You seem to have a data structure that leads itself naturally to distribution, a chain. You can do quite a bit of work over subchains that are (semi)statically assigned to different threads. You might want to deal with the N-1 boundary cases separately, but if the subchain lengths are >3 then those are isolated from each other.
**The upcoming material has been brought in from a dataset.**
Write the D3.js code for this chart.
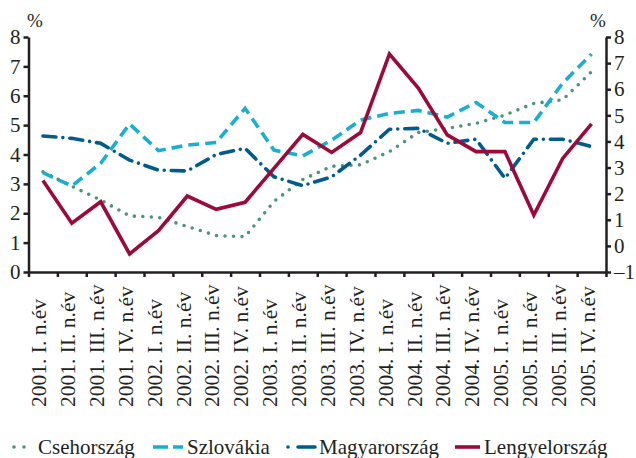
<!DOCTYPE html>
<html>
<head>
<meta charset="utf-8">
<script src="https://cdn.jsdelivr.net/npm/d3@7"></script>
<style>
  body { margin: 0; background: #fff; }
  svg text { font-family: 'Liberation Serif', 'Times New Roman', 'DejaVu Serif', serif !important; fill: #231f20; }
  .axis path, .axis line { stroke: #231f20; stroke-width: 2.5; }
</style>
</head>
<body>
<div class="chart"></div>
<script>
// quarters on the x axis
var quarters = [
  "2001. I. n.év", "2001. II. n.év", "2001. III. n.év", "2001. IV. n.év",
  "2002. I. n.év", "2002. II. n.év", "2002. III. n.év", "2002. IV. n.év",
  "2003. I. n.év", "2003. II. n.év", "2003. III. n.év", "2003. IV. n.év",
  "2004. I. n.év", "2004. II. n.év", "2004. III. n.év", "2004. IV. n.év",
  "2005. I. n.év", "2005. II. n.év", "2005. III. n.év", "2005. IV. n.év"
];

// left axis series
var cseh = [3.41, 2.92, 2.45, 1.91, 1.86, 1.55, 1.24, 1.2, 2.4, 3.15, 3.6, 3.65, 4.1, 4.75, 4.89, 5.06, 5.34, 5.74, 5.86, 6.82];
var szlovakia = [3.38, 2.93, 3.7, 5.04, 4.13, 4.32, 4.41, 5.57, 4.15, 3.95, 4.49, 5.17, 5.4, 5.5, 5.27, 5.77, 5.09, 5.09, 6.43, 7.42];
var magyar = [4.63, 4.55, 4.38, 3.81, 3.47, 3.44, 4.0, 4.21, 3.24, 2.94, 3.24, 3.98, 4.86, 4.89, 4.38, 4.52, 3.19, 4.52, 4.52, 4.27];
// right axis series
var lengyel = [2.5, 0.87, 1.69, -0.31, 0.58, 1.91, 1.4, 1.67, 2.97, 4.27, 3.58, 4.34, 7.35, 6.04, 4.25, 3.61, 3.61, 1.18, 3.35, 4.67];

// tick labels
var leftTicks = [0, 1, 2, 3, 4, 5, 6, 7, 8];
var rightTicks = [-1, 0, 1, 2, 3, 4, 5, 6, 7, 8];

var series = [
  {name: "Csehország", values: cseh, axis: "left", color: "#4d9478", dash: "0 8.5", legendDash: "0 10", cap: "round"},
  {name: "Szlovákia", values: szlovakia, axis: "left", color: "#1aafcf", dash: "11 6", legendDash: "15 5", cap: "butt"},
  {name: "Magyarország", values: magyar, axis: "left", color: "#005c8a", dash: "13 7 0 7", legendDash: "0 10 17", cap: "round"},
  {name: "Lengyelország", values: lengyel, axis: "right", color: "#9c0a3a", dash: null, legendDash: null, cap: "butt"}
];

var width = 636, height = 458;
var plotLeft = 28.5, plotRight = 606, plotTop = 37, plotBottom = 272;
var serif = "'Liberation Serif', 'Times New Roman', 'DejaVu Serif', serif";

var svg = d3.select(".chart").append("svg")
    .attr("width", width)
    .attr("height", height)
    .attr("font-family", serif);

// scales
var xScale = d3.scaleBand().domain(quarters).range([plotLeft, plotRight]);
var xEdges = d3.scaleLinear().domain([0, quarters.length]).range([plotLeft, plotRight]);
var yLeft = d3.scaleLinear().domain([0, 8]).range([plotBottom, plotTop]);
var yRight = d3.scaleLinear().domain([-1, 8]).range([plotBottom, plotTop]);

// axes
svg.append("g")
    .attr("class", "axis")
    .attr("transform", "translate(" + plotLeft + ",0)")
    .call(d3.axisLeft(yLeft).tickValues(leftTicks).tickSize(5).tickSizeOuter(0).tickPadding(3));

svg.append("g")
    .attr("class", "axis")
    .attr("transform", "translate(" + plotRight + ",0)")
    .call(d3.axisRight(yRight).tickValues(rightTicks).tickSize(5).tickSizeOuter(0).tickPadding(3)
        .tickFormat(function(d) { return d < 0 ? "\u2013" + Math.abs(d) : d; }));

svg.append("g")
    .attr("class", "axis")
    .attr("transform", "translate(0," + plotBottom + ")")
    .call(d3.axisBottom(xEdges).tickValues(d3.range(quarters.length + 1)).tickSize(5).tickSizeOuter(0).tickFormat(""));

svg.selectAll(".axis")
    .attr("font-family", serif)
    .attr("font-size", 21);

// category labels, rotated
svg.selectAll(".xlabel")
    .data(quarters)
    .enter().append("text")
    .attr("class", "xlabel")
    .attr("transform", function(d) {
        return "translate(" + (xScale(d) + xScale.bandwidth() / 2) + ",407) rotate(-90)";
    })
    .attr("dy", "0.15em")
    .attr("font-size", 21.5)
    .text(function(d) { return d; });

// % units
svg.append("text").attr("x", 35).attr("y", 27).attr("text-anchor", "middle").attr("font-size", 19).text("%");
svg.append("text").attr("x", 598).attr("y", 27).attr("text-anchor", "middle").attr("font-size", 19).text("%");

// lines
series.forEach(function(s) {
    var yScale = s.axis === "left" ? yLeft : yRight;
    var line = d3.line()
        .x(function(d, i) { return xScale(quarters[i]) + xScale.bandwidth() / 2; })
        .y(function(d) { return yScale(d); });
    svg.append("path")
        .datum(s.values)
        .attr("d", line)
        .attr("fill", "none")
        .attr("stroke", s.color)
        .attr("stroke-width", 3.6)
        .attr("stroke-linecap", s.cap)
        .attr("stroke-linejoin", "miter")
        .attr("stroke-dasharray", s.dash);
});

// legend
var legendX = [14, 153, 288, 455];
var legendLen = [20, 30, 27, 25];
var legend = svg.selectAll(".legend")
    .data(series)
    .enter().append("g")
    .attr("class", "legend")
    .attr("transform", function(d, i) { return "translate(" + legendX[i] + ",447)"; });

legend.append("line")
    .attr("x1", 0)
    .attr("x2", function(d, i) { return legendLen[i]; })
    .attr("stroke", function(d) { return d.color; })
    .attr("stroke-width", 3.6)
    .attr("stroke-linecap", function(d) { return d.cap; })
    .attr("stroke-dasharray", function(d) { return d.legendDash; });

legend.append("text")
    .attr("x", function(d, i) { return legendLen[i] + 4; })
    .attr("y", 6.5)
    .attr("font-size", 21)
    .text(function(d) { return d.name; });
</script>
</body>
</html>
Sure, between each step you'll have to update global variables, but variables such as chain length are simple parallel additions. Just calculate the length of each subchain and then add those up. If your subchains are 100000/8 long, the single-threaded piece of work is the addition of those 8 subchain lengths between steps.
If the growth of nodes is highly non-uniform, you might want to rebalance the subchain lengths every so often.